I’ve also noticed how early trauma can reshape the way someone comes to know themselves. When betrayals, near-fatal events, or chronic instability happen before a child even understands the world, it makes sense that they’d imagine becoming a person who can’t be hurt again.
Sometimes that means relying on intensity or constant stimulation to keep intrusive memories at bay. Sometimes it shows up as feeling distant from yourself or believing you won’t live long—not necessarily out of hopelessness, but because loss became familiar too early.
Children who were forced into adulthood before they were ready often grow into men and women who see danger as inevitable and trust as fragile. Their identities form around reputation, vigilance, and loyalty because those were the only materials the world ever made available to them.

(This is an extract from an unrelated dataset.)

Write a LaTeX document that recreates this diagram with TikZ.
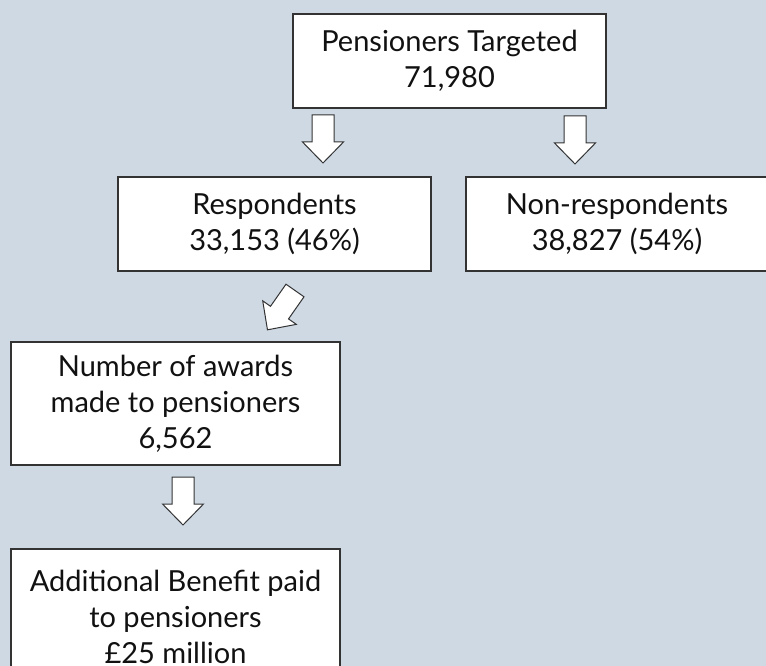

But beneath the armor, the toughness, and the survival identities, there is always something softer: a grief that rarely gets witnessed. I meet men and women who grew up loving caregivers who also frightened them, children who had to parent themselves and still carry tenderness under all that steel.
I meet boys who became “strong” long before they were ever allowed to be safe. And when I sit with them, what I feel most is not judgment but reverence—for the ingenuity of their coping, for the dignity they’ve managed to hold onto despite everything, and for the simple truth that so much of what we call “behavior” is really the story of what a child had to survive.
So where does that leave me? Fr. Greg Boyle’s work at Homeboy Industries reminds us that hope often appears in small, almost quiet ways—when someone begins to realize their story doesn’t end with what harmed them. I’ve seen power return in the simplest choices: honesty instead of armor, connection instead of withdrawal, a bit of softness after years of bracing for impact. And when someone finally recognizes that their worth was never defined by their worst day, the narrative shifts. A different future starts to feel possible.